▶ _Written instruction_
Write every line out verbatim and omit the pictures.

>> begin Given data

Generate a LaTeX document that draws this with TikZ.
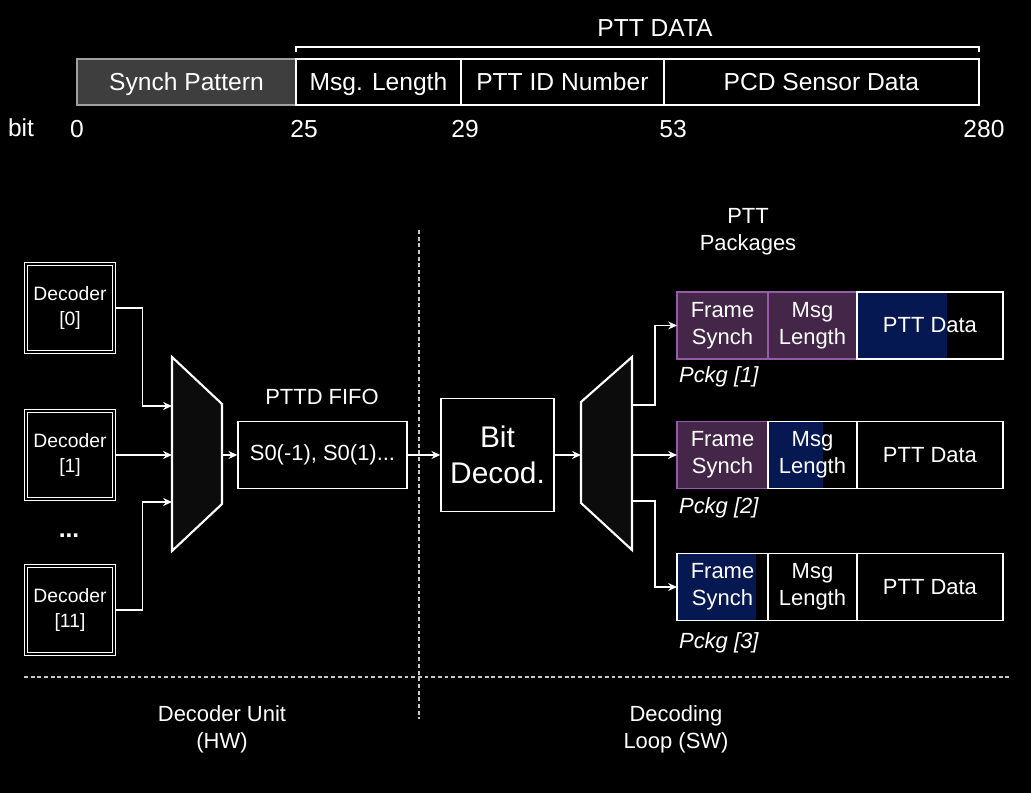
\documentclass[tikz,border=0pt]{standalone}
\usepackage{fontspec}
\setmainfont{Liberation Sans}
\usetikzlibrary{arrows.meta, positioning, calc}

\definecolor{synchgray}{RGB}{62,62,62}
\definecolor{synchline}{RGB}{160,160,160}
\definecolor{lilacfill}{RGB}{68,38,72}
\definecolor{lilacline}{RGB}{150,90,170}
\definecolor{navyfill}{RGB}{6,24,82}
\definecolor{muxfill}{RGB}{12,12,12}
\definecolor{sepgray}{RGB}{200,200,200}

\begin{document}
\begin{tikzpicture}[
  x=0.02cm, y=-0.02cm,
  field/.style={rectangle, draw=white, line width=0.8pt, text=white,
                minimum height=0.92cm, inner sep=0pt, outer sep=0pt,
                text height=10pt, text depth=0pt,
                font=\fontsize{14}{17}\selectfont},
  num/.style={text=white, anchor=base, font=\fontsize{14}{17}\selectfont},
  lbl/.style={text=white, align=center, font=\fontsize{12.5}{15.5}\selectfont},
  decbox/.style={rectangle, draw=white, double=black, double distance=1pt,
                 line width=0.6pt, minimum width=1.76cm, minimum height=1.76cm,
                 inner sep=0pt, text=white, align=center,
                 font=\fontsize{11}{14}\selectfont},
  box/.style={rectangle, draw=white, fill=black, line width=0.8pt, text=white,
              inner sep=0pt, align=center},
  pcell/.style={rectangle, draw=white, line width=0.8pt, text=white,
                minimum height=1.34cm, inner sep=0pt, outer sep=0pt,
                align=center, font=\fontsize{12.5}{15.3}\selectfont},
  fs/.style={pcell, minimum width=1.82cm},
  ml/.style={pcell, minimum width=1.78cm},
  pd/.style={pcell, minimum width=2.92cm},
  lilac/.style={fill=lilacfill, draw=lilacline},
  part/.style={path picture={\fill[navyfill] (path picture bounding box.north west)
               rectangle ([xshift=#1]path picture bounding box.south west);}},
  pck/.style={text=white, anchor=west, inner sep=1pt,
              font=\fontsize{12.5}{15}\selectfont\itshape},
  mux/.style={draw=white, fill=muxfill, line width=1.2pt, line join=miter},
  sep/.style={draw=sepgray, line width=0.8pt, dash pattern=on 2.2pt off 1.6pt},
  arr/.style={-{Stealth[length=5pt, width=4.5pt]}, draw=white, line width=0.8pt}
]
\fill[black] (0,0) rectangle (1031,793);
\useasboundingbox (0,0) rectangle (1031,793);

% message frame
\node[field, fill=synchgray, draw=synchline, minimum width=4.38cm, anchor=west]
  (synch) at (77,82) {Synch Pattern};
\node[field, minimum width=3.30cm, right=0pt of synch] (msglen) {Msg. Length};
\node[field, minimum width=4.06cm, right=0pt of msglen] (pttid) {PTT ID Number};
\node[field, minimum width=6.30cm, right=0pt of pttid] (pcd) {PCD Sensor Data};
\draw[draw=white, line width=0.8pt]
  ([yshift=0.14cm]msglen.north west) -- ([yshift=0.24cm]msglen.north west)
  -- ([yshift=0.24cm]pcd.north east) -- ([yshift=0.14cm]pcd.north east);
\node[num, anchor=center] (pttdata) at (655,28) {PTT DATA};
\node[num] (bitlbl) at (21,137) {bit};
\node[num] (b0)   at (77,138)  {0};
\node[num] (b25)  at (304,138) {25};
\node[num] (b29)  at (465,138) {29};
\node[num] (b53)  at (673,138) {53};
\node[num] (b280) at (984,138) {280};

% decoder unit (HW)
\node[decbox] (dec0)  at (70,308) {Decoder\\{[0]}};
\node[decbox] (dec1)  at (70,455) {Decoder\\{[1]}};
\node[decbox] (dec11) at (70,610) {Decoder\\{[11]}};
\node[text=white, font=\fontsize{14}{17}\selectfont\bfseries] (dots) at (69,536) {...};

\draw[mux] (172,357) -- (222,404) -- (222,504) -- (172,551) -- cycle;
\coordinate (muxAin1) at (172,406);
\coordinate (muxAin2) at (172,455);
\coordinate (muxAin3) at (172,502);
\coordinate (muxAout) at (222,455);

\node[box, minimum width=3.38cm, minimum height=1.34cm,
      font=\fontsize{12.5}{15}\selectfont] (fifo) at (322.5,455) {S0(-1), S0(1)...};
\node[lbl] (fifolbl) at (322,397) {PTTD FIFO};

\draw[arr] (dec0.east) -- ++(28,0) |- (muxAin1);
\draw[arr] (dec1.east) -- (muxAin2);
\draw[arr] (dec11.east) -- ++(28,0) |- (muxAin3);
\draw[arr] (muxAout) -- (fifo.west);

% decoding loop (SW)
\node[box, minimum width=2.26cm, minimum height=2.26cm,
      font=\fontsize{17}{20.4}\selectfont] (bitdec) at (497.5,455) {Bit\\Decod.};
\draw[arr] (fifo.east) -- (bitdec.west);

\draw[mux] (581,402) -- (632,357) -- (632,550) -- (581,503) -- cycle;
\coordinate (muxBin)   at (581,455);
\coordinate (muxBout1) at (632,405);
\coordinate (muxBout2) at (632,455);
\coordinate (muxBout3) at (632,501);
\draw[arr] (bitdec.east) -- (muxBin);

\node[lbl] (pkglbl) at (748,232) {PTT\\Packages};

\node[fs, lilac, anchor=west] (fs1) at (677,325.5) {Frame\\Synch};
\node[ml, lilac, right=0pt of fs1] (ml1) {Msg\\Length};
\node[pd, part=1.8cm, right=0pt of ml1] (pd1) {PTT Data};
\node[pck] (pck1) at ([yshift=-0.36cm]fs1.south west) {Pckg [1]};

\node[fs, lilac, anchor=west] (fs2) at (677,455) {Frame\\Synch};
\node[ml, part=1.1cm, right=0pt of fs2] (ml2) {Msg\\Length};
\node[pd, right=0pt of ml2] (pd2) {PTT Data};
\node[pck] (pck2) at ([yshift=-0.38cm]fs2.south west) {Pckg [2]};

\node[fs, part=1.58cm, anchor=west] (fs3) at (677,587) {Frame\\Synch};
\node[ml, right=0pt of fs3] (ml3) {Msg\\Length};
\node[pd, right=0pt of ml3] (pd3) {PTT Data};
\node[pck] (pck3) at ([yshift=-0.44cm]fs3.south west) {Pckg [3]};

\draw[arr] (muxBout1) -- ++(23,0) |- (fs1.west);
\draw[arr] (muxBout2) -- (fs2.west);
\draw[arr] (muxBout3) -- ++(23,0) |- (fs3.west);

% HW / SW split
\draw[sep] (419,230) -- (419,719);
\draw[sep] (24,677) -- (1012,677);
\node[lbl] (hwlbl) at (222,729) {Decoder Unit\\(HW)};
\node[lbl] (swlbl) at (676,729) {Decoding\\Loop (SW)};
\end{tikzpicture}
\end{document}
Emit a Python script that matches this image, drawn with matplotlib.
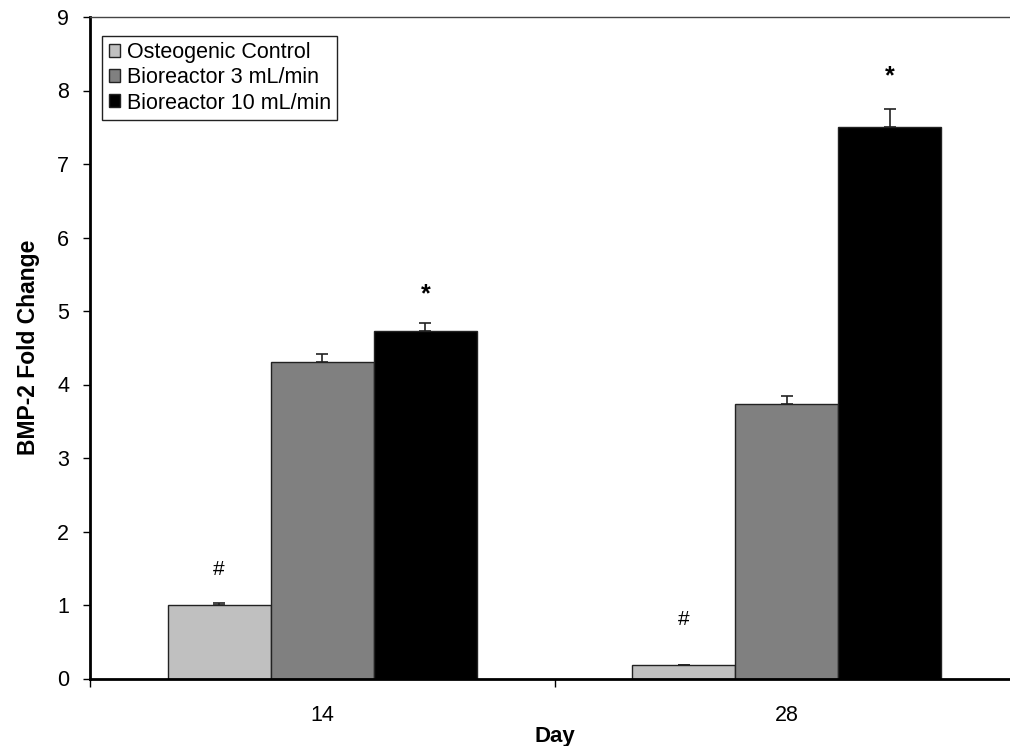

>> end Given data

▶ _The reply_
Generate a LaTeX document that draws this with TikZ.
\documentclass[tikz,border=0pt]{standalone}
\usepackage{fontspec}
\setmainfont{Liberation Sans}
\usetikzlibrary{arrows.meta, positioning, calc}

\definecolor{synchgray}{RGB}{62,62,62}
\definecolor{synchline}{RGB}{160,160,160}
\definecolor{lilacfill}{RGB}{68,38,72}
\definecolor{lilacline}{RGB}{150,90,170}
\definecolor{navyfill}{RGB}{6,24,82}
\definecolor{muxfill}{RGB}{12,12,12}
\definecolor{sepgray}{RGB}{200,200,200}

\begin{document}
\begin{tikzpicture}[
  x=0.02cm, y=-0.02cm,
  field/.style={rectangle, draw=white, line width=0.8pt, text=white,
                minimum height=0.92cm, inner sep=0pt, outer sep=0pt,
                text height=10pt, text depth=0pt,
                font=\fontsize{14}{17}\selectfont},
  num/.style={text=white, anchor=base, font=\fontsize{14}{17}\selectfont},
  lbl/.style={text=white, align=center, font=\fontsize{12.5}{15.5}\selectfont},
  decbox/.style={rectangle, draw=white, double=black, double distance=1pt,
                 line width=0.6pt, minimum width=1.76cm, minimum height=1.76cm,
                 inner sep=0pt, text=white, align=center,
                 font=\fontsize{11}{14}\selectfont},
  box/.style={rectangle, draw=white, fill=black, line width=0.8pt, text=white,
              inner sep=0pt, align=center},
  pcell/.style={rectangle, draw=white, line width=0.8pt, text=white,
                minimum height=1.34cm, inner sep=0pt, outer sep=0pt,
                align=center, font=\fontsize{12.5}{15.3}\selectfont},
  fs/.style={pcell, minimum width=1.82cm},
  ml/.style={pcell, minimum width=1.78cm},
  pd/.style={pcell, minimum width=2.92cm},
  lilac/.style={fill=lilacfill, draw=lilacline},
  part/.style={path picture={\fill[navyfill] (path picture bounding box.north west)
               rectangle ([xshift=#1]path picture bounding box.south west);}},
  pck/.style={text=white, anchor=west, inner sep=1pt,
              font=\fontsize{12.5}{15}\selectfont\itshape},
  mux/.style={draw=white, fill=muxfill, line width=1.2pt, line join=miter},
  sep/.style={draw=sepgray, line width=0.8pt, dash pattern=on 2.2pt off 1.6pt},
  arr/.style={-{Stealth[length=5pt, width=4.5pt]}, draw=white, line width=0.8pt}
]
\fill[black] (0,0) rectangle (1031,793);
\useasboundingbox (0,0) rectangle (1031,793);

% message frame
\node[field, fill=synchgray, draw=synchline, minimum width=4.38cm, anchor=west]
  (synch) at (77,82) {Synch Pattern};
\node[field, minimum width=3.30cm, right=0pt of synch] (msglen) {Msg. Length};
\node[field, minimum width=4.06cm, right=0pt of msglen] (pttid) {PTT ID Number};
\node[field, minimum width=6.30cm, right=0pt of pttid] (pcd) {PCD Sensor Data};
\draw[draw=white, line width=0.8pt]
  ([yshift=0.14cm]msglen.north west) -- ([yshift=0.24cm]msglen.north west)
  -- ([yshift=0.24cm]pcd.north east) -- ([yshift=0.14cm]pcd.north east);
\node[num, anchor=center] (pttdata) at (655,28) {PTT DATA};
\node[num] (bitlbl) at (21,137) {bit};
\node[num] (b0)   at (77,138)  {0};
\node[num] (b25)  at (304,138) {25};
\node[num] (b29)  at (465,138) {29};
\node[num] (b53)  at (673,138) {53};
\node[num] (b280) at (984,138) {280};

% decoder unit (HW)
\node[decbox] (dec0)  at (70,308) {Decoder\\{[0]}};
\node[decbox] (dec1)  at (70,455) {Decoder\\{[1]}};
\node[decbox] (dec11) at (70,610) {Decoder\\{[11]}};
\node[text=white, font=\fontsize{14}{17}\selectfont\bfseries] (dots) at (69,536) {...};

\draw[mux] (172,357) -- (222,404) -- (222,504) -- (172,551) -- cycle;
\coordinate (muxAin1) at (172,406);
\coordinate (muxAin2) at (172,455);
\coordinate (muxAin3) at (172,502);
\coordinate (muxAout) at (222,455);

\node[box, minimum width=3.38cm, minimum height=1.34cm,
      font=\fontsize{12.5}{15}\selectfont] (fifo) at (322.5,455) {S0(-1), S0(1)...};
\node[lbl] (fifolbl) at (322,397) {PTTD FIFO};

\draw[arr] (dec0.east) -- ++(28,0) |- (muxAin1);
\draw[arr] (dec1.east) -- (muxAin2);
\draw[arr] (dec11.east) -- ++(28,0) |- (muxAin3);
\draw[arr] (muxAout) -- (fifo.west);

% decoding loop (SW)
\node[box, minimum width=2.26cm, minimum height=2.26cm,
      font=\fontsize{17}{20.4}\selectfont] (bitdec) at (497.5,455) {Bit\\Decod.};
\draw[arr] (fifo.east) -- (bitdec.west);

\draw[mux] (581,402) -- (632,357) -- (632,550) -- (581,503) -- cycle;
\coordinate (muxBin)   at (581,455);
\coordinate (muxBout1) at (632,405);
\coordinate (muxBout2) at (632,455);
\coordinate (muxBout3) at (632,501);
\draw[arr] (bitdec.east) -- (muxBin);

\node[lbl] (pkglbl) at (748,232) {PTT\\Packages};

\node[fs, lilac, anchor=west] (fs1) at (677,325.5) {Frame\\Synch};
\node[ml, lilac, right=0pt of fs1] (ml1) {Msg\\Length};
\node[pd, part=1.8cm, right=0pt of ml1] (pd1) {PTT Data};
\node[pck] (pck1) at ([yshift=-0.36cm]fs1.south west) {Pckg [1]};

\node[fs, lilac, anchor=west] (fs2) at (677,455) {Frame\\Synch};
\node[ml, part=1.1cm, right=0pt of fs2] (ml2) {Msg\\Length};
\node[pd, right=0pt of ml2] (pd2) {PTT Data};
\node[pck] (pck2) at ([yshift=-0.38cm]fs2.south west) {Pckg [2]};

\node[fs, part=1.58cm, anchor=west] (fs3) at (677,587) {Frame\\Synch};
\node[ml, right=0pt of fs3] (ml3) {Msg\\Length};
\node[pd, right=0pt of ml3] (pd3) {PTT Data};
\node[pck] (pck3) at ([yshift=-0.44cm]fs3.south west) {Pckg [3]};

\draw[arr] (muxBout1) -- ++(23,0) |- (fs1.west);
\draw[arr] (muxBout2) -- (fs2.west);
\draw[arr] (muxBout3) -- ++(23,0) |- (fs3.west);

% HW / SW split
\draw[sep] (419,230) -- (419,719);
\draw[sep] (24,677) -- (1012,677);
\node[lbl] (hwlbl) at (222,729) {Decoder Unit\\(HW)};
\node[lbl] (swlbl) at (676,729) {Decoding\\Loop (SW)};
\end{tikzpicture}
\end{document}
Emit a Python script that matches this image, drawn with matplotlib.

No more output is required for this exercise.